Conmueven las vitrinas donde se conservan los muchos ingenios de que se ha dotado la humanidad a lo largo de los siglos para almacenar y distribuir agua, desde tejas, tuberías y fragmentos de alcantarilla de cerámica de época romana hasta cántaros, jarros, tinajas y cangilones pasando, ya en el siglo XX, por todo tipo de contadores de velocidad y volumen, aforadores y válvulas de latón, llaves de paso y grifos de diseños en constante evolución. Al final de recorrido atiende un viaje virtual a vista de pájaro por el Llobregat, desde la desembocadura hasta la fuente.

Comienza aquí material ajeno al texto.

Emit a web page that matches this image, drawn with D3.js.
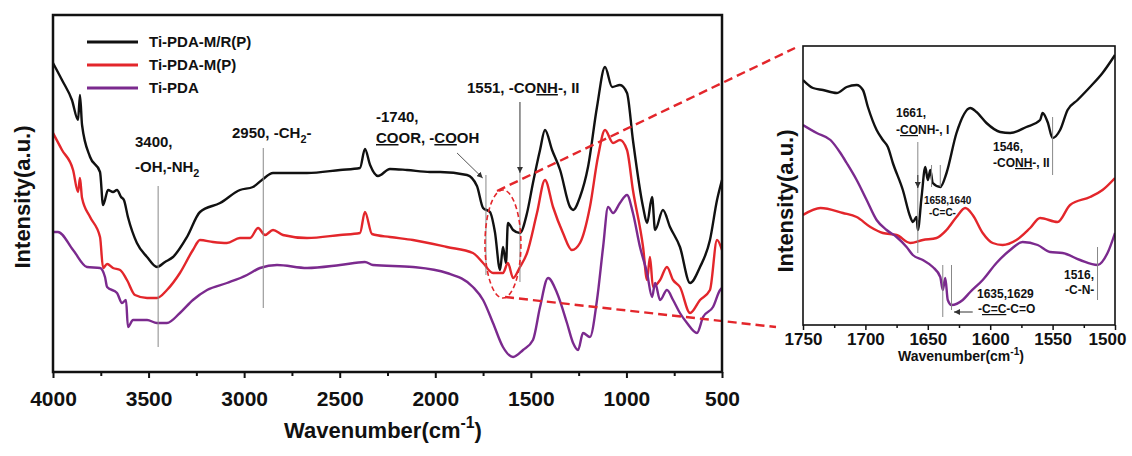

Cada día el Museo Agbar acoge entre 300 y 400 escolares para los que organiza diversos talleres. Del 11 al 19 de este mes celebra jornadas de puertas abiertas y luego se implica a fondo con el Festival de Payasos: el vistoso depósito circular situado enfrente del edificio de Amargós será escenario de tres espectáculos (días 23, 24 y 25 de noviembre), precedidos (día 22) por una actuación de Pep Bou de título muy adecuado y poético: Pell d'aigua.
De manera que a Dios rogando y con el mazo dando. Rogando para que nos libre de la destrucción de las aguas salidas de madre, pero aplicándonos por nuestra cuenta para contenerlas y utilizarlas racionalmente. Consuela comprobar que hay un museo entero dedicado a este objetivo, a pesar de las oscuras predicciones.